在這封信中,雖然毛澤東指出了孔子的中庸觀念的缺陷,但總的來說,他對中庸思想在理論上是持基本肯定態度的,並對之進行了現代闡釋。然而,值得注意的是,大約半年之後,毛澤東對中庸思想的看法卻發生了非常明顯的變化。1939年5月,延安解放出版社出版了我國著名馬克思主義哲學家艾思奇的《哲學選輯》一書。在該書附錄二“研究提綱”中,艾思奇認為,中庸思想中的精華是辯證法的,不是折衷主義,並認為有人把中庸思想說成是折衷主義是不妥當的。同時,他也指出了中庸思想中也有形而上學的缺點。毛澤東不同意艾思奇對中庸思想的看法,批注道:“中庸思想本來是折衷主義的成份,它是反對廢止剝削又反對過分剝削的折衷主義,是孔子主義即儒家思想的基礎,不是‘被人曲解’,它本來是這樣的。”毛澤東還寫道:“中庸思想是反辯證〔法〕的。他知道量變質,但畏懼其變,用兩條戰線鬥爭方法來維持舊質不使變化。這是維持封建製度的方法論。他隻是辯證法的一要素,如同形式論理之同一律隻是辯證法的一要素一樣,而不是辯證法。”毛澤東在這裏基本否定了中庸思想。
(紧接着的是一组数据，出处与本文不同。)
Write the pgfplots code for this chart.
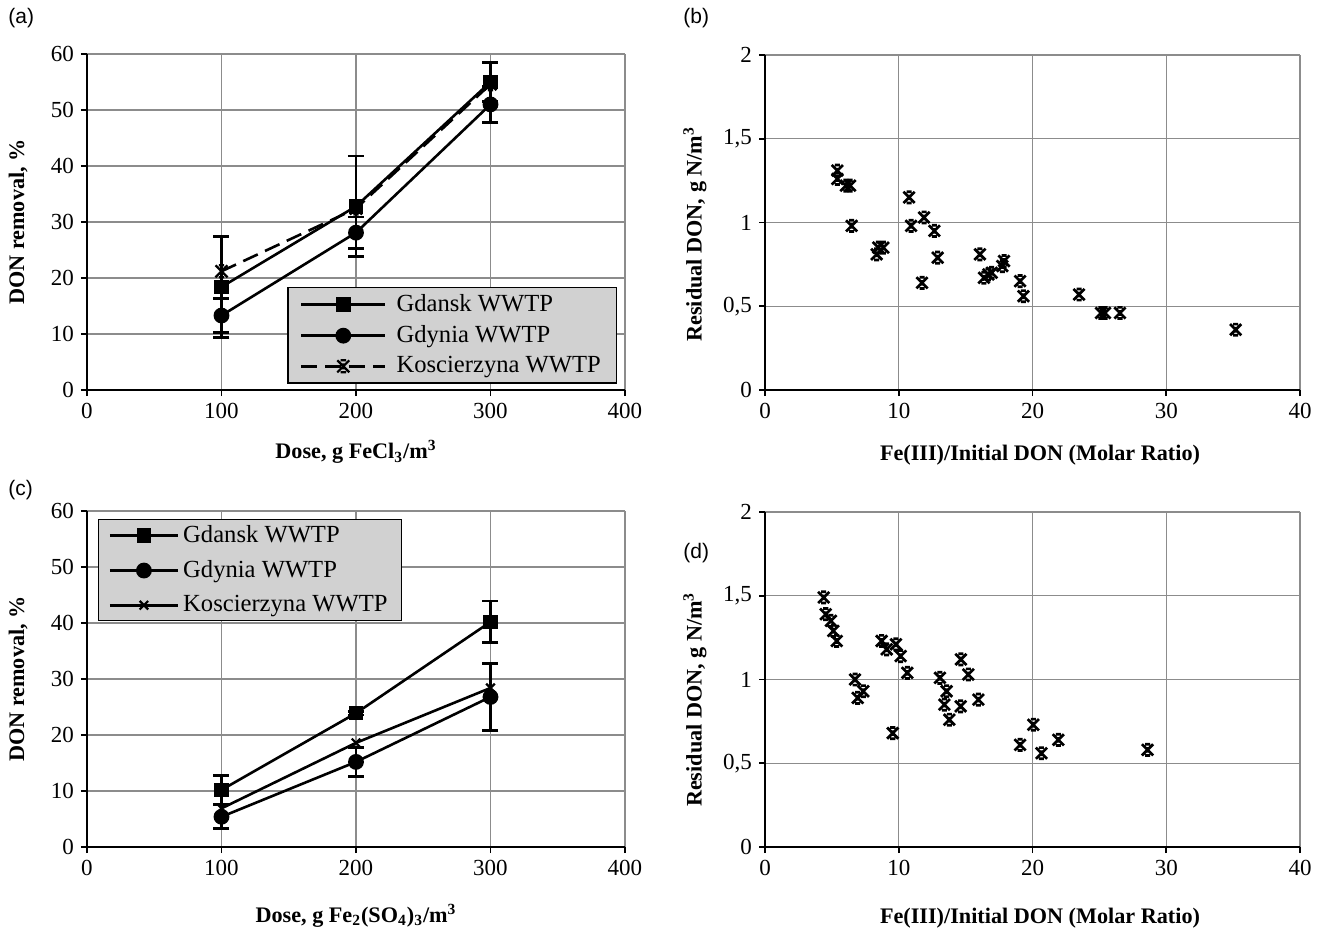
\documentclass[border=0pt]{standalone}
\usepackage{fontspec}
\setmainfont{Liberation Serif}
\newfontfamily\arialfont{Liberation Sans}
\usepackage{pgfplots}
\pgfplotsset{compat=1.18}

\pgfdeclareplotmark{xstar}{%
  \pgfpathmoveto{\pgfqpoint{-\pgfplotmarksize}{-\pgfplotmarksize}}%
  \pgfpathlineto{\pgfqpoint{\pgfplotmarksize}{\pgfplotmarksize}}%
  \pgfpathmoveto{\pgfqpoint{-\pgfplotmarksize}{\pgfplotmarksize}}%
  \pgfpathlineto{\pgfqpoint{\pgfplotmarksize}{-\pgfplotmarksize}}%
  \pgfpathmoveto{\pgfqpoint{-0.45\pgfplotmarksize}{\pgfplotmarksize}}%
  \pgfpathlineto{\pgfqpoint{0.45\pgfplotmarksize}{\pgfplotmarksize}}%
  \pgfpathmoveto{\pgfqpoint{-0.45\pgfplotmarksize}{-\pgfplotmarksize}}%
  \pgfpathlineto{\pgfqpoint{0.45\pgfplotmarksize}{-\pgfplotmarksize}}%
  \pgfpathmoveto{\pgfqpoint{0pt}{-0.5\pgfplotmarksize}}%
  \pgfpathlineto{\pgfqpoint{0pt}{0.5\pgfplotmarksize}}%
  \pgfusepathqstroke
}

\pgfplotsset{
  panel/.style={
    scale only axis, anchor=south west,
    axis lines*=left, axis line style={black, line width=0.9pt, -},
    grid=major, major grid style={black!45, line width=0.6pt},
    tick align=outside, major tick length=3pt, tick style={black, line width=0.8pt},
    ticklabel style={font=\fontsize{11.5}{13}\selectfont},
    /pgf/number format/assume math mode=true,
    label style={font=\bfseries\fontsize{11.1}{13}\selectfont},
    clip=false,
  },
  doseaxis/.style={
    panel, width=269pt, height=168pt,
    xmin=0, xmax=400, ymin=0, ymax=60,
    xtick={0,100,200,300,400}, ytick={0,10,20,30,40,50,60},
    ylabel={DON removal, \%},
    ylabel style={at={(axis description cs:-0.128,0.5)}, anchor=center},
    legend cell align=left,
    legend style={fill=black!18, draw=black, line width=0.6pt,
      font=\fontsize{12.3}{14}\selectfont, inner xsep=6pt, inner ysep=1.5pt},
  },
  ratioaxis/.style={
    panel, width=267.5pt, height=167.5pt,
    xmin=0, xmax=40, ymin=0, ymax=2,
    xtick={0,10,20,30,40}, ytick={0,0.5,1,1.5,2},
    yticklabels={0,{0,5},1,{1,5},2},
    xlabel={Fe(III)/Initial DON (Molar Ratio)},
    ylabel={Residual DON, g N/m\textsuperscript{3}},
  },
  gdansk/.style={black, line width=1.3pt, mark=square*, mark size=3pt, mark options={solid}},
  gdynia/.style={black, line width=1.3pt, mark=*, mark size=3.3pt, mark options={solid}},
  errs/.style={error bars/.cd, y dir=both, y explicit,
    error bar style={line width=1.3pt, solid},
    error mark options={line width=1.3pt, mark size=4pt, rotate=90}},
  stars/.style={only marks, black, mark=xstar, mark size=2.8pt, mark options={line width=1.35pt}},
}

\begin{document}
\begin{tikzpicture}
\useasboundingbox (0pt,0pt) rectangle (660.5pt,467pt);

% (a)
\begin{axis}[doseaxis, at={(43.5pt,272pt)},
  xlabel={Dose, g FeCl\textsubscript{3}/m\textsuperscript{3}},
  xlabel style={at={(axis description cs:0.5,-0.185)}, anchor=center},
  legend style={at={(axis cs:149,18.4)}, anchor=north west, row sep=1.5pt},
  legend image code/.code={\draw[mark repeat=2,mark phase=2,#1] plot coordinates {(0pt,0pt) (21pt,0pt) (42pt,0pt)};}]
\addplot[gdansk, errs] table[x=x, y=y, y error=e] {
x y e
100 18.4 9.0
200 32.8 9.0
300 55.0 3.5
};
\addlegendentry{\hspace{3pt}Gdansk WWTP}
\addplot[gdynia, errs] table[x=x, y=y, y error=e] {
x y e
100 13.3 3.0
200 28.1 2.8
300 51.0 3.2
};
\addlegendentry{\hspace{3pt}Gdynia WWTP}
\addplot[black, line width=1.3pt, dash pattern=on 8pt off 4pt, mark=xstar, mark size=3pt, mark options={solid, line width=1.1pt}] table {
x y
100 21.2
200 32.4
300 54.6
};
\addlegendentry{\hspace{3pt}Koscierzyna WWTP\hspace{6pt}}
\end{axis}

% (b)
\begin{axis}[ratioaxis, at={(382.5pt,272pt)},
  xlabel style={at={(axis description cs:0.514,-0.194)}, anchor=center},
  ylabel style={at={(axis description cs:-0.131,0.465)}, anchor=center}]
\addplot[stars] table {
x y
5.41 1.31
5.41 1.26
6.05 1.22
6.36 1.22
6.48 0.98
8.35 0.81
8.47 0.85
8.85 0.85
10.77 1.15
10.92 0.98
11.89 1.03
11.74 0.64
12.66 0.95
12.91 0.79
16.07 0.81
16.37 0.67
16.70 0.69
16.95 0.70
17.74 0.74
17.87 0.77
19.07 0.65
19.32 0.56
23.48 0.57
25.12 0.46
25.42 0.46
26.54 0.46
35.19 0.36
};
\end{axis}

% (c)
\begin{axis}[doseaxis, at={(43.5pt,43.5pt)},
  xlabel={Dose, g Fe\textsubscript{2}(SO\textsubscript{4})\textsubscript{3}/m\textsuperscript{3}},
  xlabel style={at={(axis description cs:0.5,-0.205)}, anchor=center},
  legend style={at={(axis cs:8.2,58.6)}, anchor=north west, row sep=3.5pt, inner ysep=1pt, inner xsep=5pt},
  legend image code/.code={\draw[mark repeat=2,mark phase=2,#1] plot coordinates {(0pt,0pt) (17pt,0pt) (34pt,0pt)};}]
\addplot[gdansk, errs] table[x=x, y=y, y error=e] {
x y e
100 10.2 2.6
200 23.9 0.3
300 40.2 3.7
};
\addlegendentry{Gdansk WWTP}
\addplot[gdynia, errs] table[x=x, y=y, y error=e] {
x y e
100 5.4 2.1
200 15.2 2.6
300 26.8 6.0
};
\addlegendentry{Gdynia WWTP}
\addplot[black, line width=1.3pt, mark=x, mark size=3pt, mark options={solid, line width=1.1pt}] table {
x y
100 6.9
200 18.6
300 28.4
};
\addlegendentry{Koscierzyna WWTP}
\end{axis}

% (d)
\begin{axis}[ratioaxis, at={(382.5pt,43.5pt)},
  xlabel style={at={(axis description cs:0.514,-0.212)}, anchor=center},
  ylabel style={at={(axis description cs:-0.131,0.44)}, anchor=center}]
\addplot[stars] table {
x y
4.39 1.49
4.54 1.39
4.93 1.35
5.11 1.29
5.36 1.23
6.73 1.00
6.93 0.89
7.35 0.93
8.72 1.23
9.10 1.18
9.55 0.68
9.79 1.21
10.14 1.14
10.64 1.04
13.08 1.01
13.41 0.85
13.58 0.93
13.78 0.76
14.63 0.84
14.65 1.12
15.20 1.03
15.95 0.88
19.07 0.61
20.06 0.73
20.67 0.56
21.93 0.64
28.60 0.58
};
\end{axis}

\node[anchor=north west, inner sep=0pt, font=\arialfont\fontsize{10.5}{12}\selectfont] at (4pt,463pt) {(a)};
\node[anchor=north west, inner sep=0pt, font=\arialfont\fontsize{10.5}{12}\selectfont] at (341.5pt,463pt) {(b)};
\node[anchor=north west, inner sep=0pt, font=\arialfont\fontsize{10.5}{12}\selectfont] at (4pt,227pt) {(c)};
\node[anchor=north west, inner sep=0pt, font=\arialfont\fontsize{10.5}{12}\selectfont] at (341.5pt,195.5pt) {(d)};
\end{tikzpicture}
\end{document}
毛澤東上述兩處對中庸思想的不同評價,首先要歸結於中庸思想本身的兩重性或者說其內在的矛盾性。一方麵,中庸思想在一定程度上認識到了事物包含有兩個相互矛盾的方麵、矛盾雙方的對立和相互轉化以及由此產生的事物的量變和質變,常態和變革。因此,它包含了不少的辯證法因素,盡管不能說它就是辯證法。而另一方麵,中庸思想也確實有形而上學的性質,尤其是孔子講:“禮所以執中也”,認為“禮”就是“中”的具體規定,“執中”就是要以“禮”為標準。而他所謂的“禮”就是“周禮”,也就是奴隸社會的典章製度。因此,孔子講中庸,其根本旨趣就是要維護奴隸社會的政治倫理秩序,不使其變革。“所以他的思想總起來說是形而上學的思想,他的對於客觀辯證法的認識,為其形而上學思想所掩蓋了。”(馮友蘭語,見《中國哲學史新編》,人民出版社1985年版,124—125頁)。如果說,毛澤東在給張聞天的信中,主要是分析和闡發了中庸思想中所含的辯證法的合理因素。那麼,在艾思奇《哲學選輯》附錄二“研究提綱”的批注中,則主要是批判了中庸思想的形而上學性。把兩者結合起來,可以更全麵地了解毛澤東對中庸思想的看法。而且通過毛澤東的觀點,可以更好地理解作為儒家思想基礎的中庸觀念。另外還需要指出的是,毛澤東對中庸的前一種評價,更多的是關注其理論價值,揭示其認識論和方法論意義;而後者則主要著眼於其階級性,指出了其在政治上的實際作用。分析的切人點不同導致了兩次評價的差異。其實,在學術界,對中庸思想的認識和評價,向來存在著很大的分歧,智者見智,仁者見仁,至今不能達成一致。有必要對它進行更深入的研究和探討。